Control of single-phase inverters under linear and non-linear loads using the sliding-mode method is well-improved research topic now. In order to achieve a desired control performance in different loading conditions, the controller should have the ability to ensure the low steady-state error in the presence of the inverter model uncertainties as well as other disturbances. In addition, to reduce the tracking error in moments of heavy loading, the controller must provide desired transient-states with negligible overshoots in the output voltage during the load current change. Therefore, the previous and single-slope method of sliding-mode control suffers from many problems such as single-slope and inflexible sliding surface, undesirable and poor transient-states in loading moments for sliding-mode controller with large slope of the surface, inability to achieve high-speed response and tracking accuracy simultaneously because of a significant reduction in existence regions for large slope of the surface.

3. Suggested Control Structure

In this section, the problems of conventional SMC will be explained briefly first; then, the novel non-linear function used to produce the multi-slope SMC (MSSMC) will be introduced; after that, its theoretical basis is developed and its coefficients adjustment is explained briefly; and, finally, based on a mathematical analysis, the improved performance of the proposed method will be confirmed. Figure 2 illustrates the suggested control structure, which consists of a MSSMC to regulate the instantaneous output voltage, state generator to provide the system states in order to use in proposed controller and a gate driver part, which is employed to trigger the switches of the VSI.

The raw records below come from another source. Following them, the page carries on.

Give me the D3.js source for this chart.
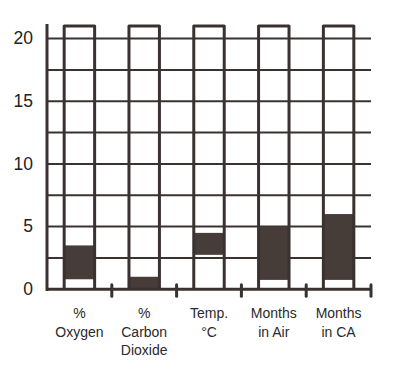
<!DOCTYPE html>
<html>
<head>
<meta charset="utf-8">
<script src="https://cdn.jsdelivr.net/npm/d3@7"></script>
<style>
  html, body { margin: 0; padding: 0; background: #ffffff; }
  svg { display: block; }
</style>
</head>
<body>
<svg id="chart" width="400" height="379"></svg>
<script>
// ---- data ----
const categories = ["% Oxygen", "% Carbon Dioxide", "Temp. °C", "Months in Air", "Months in CA"];
const labelLines = [["%", "Oxygen"], ["%", "Carbon", "Dioxide"], ["Temp.", "°C"], ["Months", "in Air"], ["Months", "in CA"]];
const rangeLow = [0.8, 0, 2.75, 0.75, 0.75];
const rangeHigh = [3.5, 1, 4.5, 5, 6];
const columnTop = [21, 21, 21, 21, 21];
const yTickValues = [0, 5, 10, 15, 20];
const gridValues = [2.5, 5, 7.5, 10, 12.5, 15, 17.5, 20];

// ---- drawing ----
const ink = "#3a3230";
const fillInk = "#463c38";
const svg = d3.select("#chart");

const x = d3.scaleBand().domain(categories).range([47, 371]).paddingInner(0).paddingOuter(0);
const y = d3.scaleLinear().domain([0, 21]).range([289.3, 26]);
const colW = x.bandwidth() * 0.47;

// grid lines
svg.append("g").selectAll("line").data(gridValues).join("line")
  .attr("x1", 47).attr("x2", 371)
  .attr("y1", d => y(d)).attr("y2", d => y(d))
  .attr("stroke", ink).attr("stroke-width", 2);

// filled ranges
svg.append("g").selectAll("rect").data(categories).join("rect")
  .attr("x", d => x(d) + x.bandwidth() / 2 - colW / 2)
  .attr("width", colW)
  .attr("y", (d, i) => y(rangeHigh[i]))
  .attr("height", (d, i) => y(rangeLow[i]) - y(rangeHigh[i]))
  .attr("fill", fillInk);

// column outlines
svg.append("g").selectAll("path").data(categories).join("path")
  .attr("d", (d, i) => {
    const x0 = x(d) + x.bandwidth() / 2 - colW / 2;
    const x1 = x0 + colW;
    return `M${x0},${y(0)} L${x0},${y(columnTop[i])} L${x1},${y(columnTop[i])} L${x1},${y(0)}`;
  })
  .attr("fill", "none").attr("stroke", ink).attr("stroke-width", 3)
  .attr("stroke-linejoin", "round");

// left axis line
svg.append("line")
  .attr("x1", 47).attr("x2", 47).attr("y1", 24).attr("y2", 291)
  .attr("stroke", ink).attr("stroke-width", 3);

// bottom axis
const xAxis = d3.axisBottom(x).tickFormat("").tickSize(0);
const gx = svg.append("g").attr("transform", `translate(0,${y(0)})`).call(xAxis);
gx.select(".domain").attr("stroke", ink).attr("stroke-width", 3).attr("d", "M46,0H371");

// tick marks at band boundaries
const boundaries = categories.map(c => x(c) + x.bandwidth());
svg.append("g").selectAll("line").data(boundaries).join("line")
  .attr("x1", d => d).attr("x2", d => d)
  .attr("y1", y(0) - 4.5).attr("y2", y(0) + 7)
  .attr("stroke", ink).attr("stroke-width", 3).attr("stroke-linecap", "round");

// y axis labels
const yAxis = d3.axisLeft(y).tickValues(yTickValues).tickSize(0).tickPadding(14);
const gy = svg.append("g").attr("transform", "translate(47,0)").call(yAxis);
gy.select(".domain").remove();
gy.selectAll("text")
  .attr("font-family", "Liberation Sans, Arial, sans-serif")
  .attr("font-size", 17.5).attr("fill", "#222")
  .attr("dy", "0.3em").attr("dx", 0);

// x labels
const lab = svg.append("g").selectAll("text").data(categories).join("text")
  .attr("x", d => x(d) + x.bandwidth() / 2)
  .attr("y", 318)
  .attr("text-anchor", "middle")
  .attr("font-family", "Liberation Sans, Arial, sans-serif")
  .attr("font-size", 14).attr("fill", "#2a2a2a");
lab.each(function(d, i) {
  d3.select(this).selectAll("tspan").data(labelLines[i]).join("tspan")
    .attr("x", x(d) + x.bandwidth() / 2)
    .attr("dy", (t, j) => j === 0 ? 0 : 18.5)
    .text(t => t);
});
</script>
</body>
</html>
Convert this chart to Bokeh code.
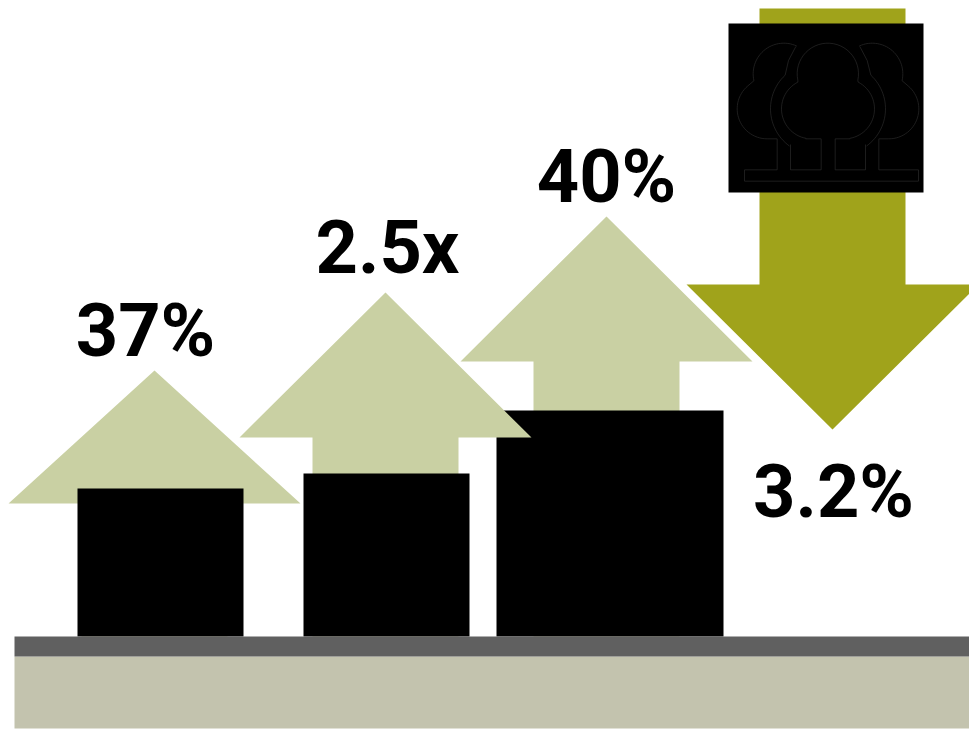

3.1. Conventional SMC Drawbacks

The conventional sliding-mode controller with single-slope sliding surface suffers from the following drawbacks. In the conventional sliding function, the integral term is not usually used to accumulate the existing steady-state errors. Even if the integral term is used, lack of flexibility in the integral term still exists for different values of the error. The principal reason behind this problem is the fixed-slope of the integral function for any values of error that can lead to wind-up the integral for different values of the tracking error.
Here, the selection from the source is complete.